Celebrating Your Body
How often do you rejoice your body? How often do you feel absolutely at ease in your skin, at peace in yourself and in harmony with your world? For many the answer is seldom. Instead we tend to us put up with the body rather like some slightly cumbersome baggage we carry with us as we go about. Yet all thought, all feeling, every response to beauty and to horror is mediated through the body. In fact your body is the medium for experiencing everything in life. As any healthy two year old knows, when it is fully alive you are fully alive. This aliveness is something we often have to rediscover.
Television, films and advertising are replete with photographs of long legged pencil-thin females who are meant to be paragons of womanhood against whom we measure ourselves. Magazines and newspapers spend a large part of their time giving us advice about diets, clothes, exercise which supposedly will help the bodies of their readers more closely approach whatever shape, size and texture body the general consensus at any moment in time considers ideal. Meanwhile millions of women who, because of the way they are built, their personalities, and their own values (whether or not these values operate consciously or unconsciously) have not a hope in hell of ever looking like that ideal. And they suffer.

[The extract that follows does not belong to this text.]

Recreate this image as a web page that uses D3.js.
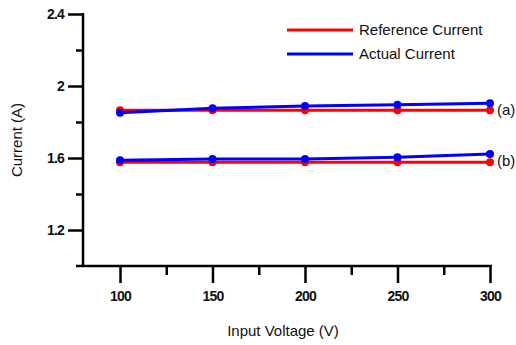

This suffering goes deep – far beyond the simple (yet often painful) feelings of inadequacy which come with having been built with broad shoulders, big feet or a flat chest when the world you live in tells you you are supposed to be different. (Some of us alas have the misfortune of being blessed with all three). For implicit in the whole way in which the body is presented in almost everything we do and think are two far more crippling assumptions: That the body is separate from the spirit or person and that it is ultimately inferior. These assumptions are anchored deep into the belief systems from the Greco-Roman and Christian traditions in which our society has developed. They have led us to view the body either as something not to be trusted – like a wild animal that needs taming lest it gets out of hand or like a physical object outside ourselves to be watched, studied and manipulated.
For most Western women their bodies are things separate from themselves, either to be prodded, criticized, and hidden or narcissistically exposed as a sexual object – something useful in gaining attention or drawing to oneself what one needs (or think she needs). In either case there is a sense of estrangement not only from the body but at a deeper level from ones self. Out of this estrangement comes a sense of powerlessness so that one begins to think that what one needs to be happy, to be complete, to be fulfilled can only be found outside oneself – by accomplishment in the world, or wearing the right clothes, by earning the love of a man or by conforming to some abstract ideal.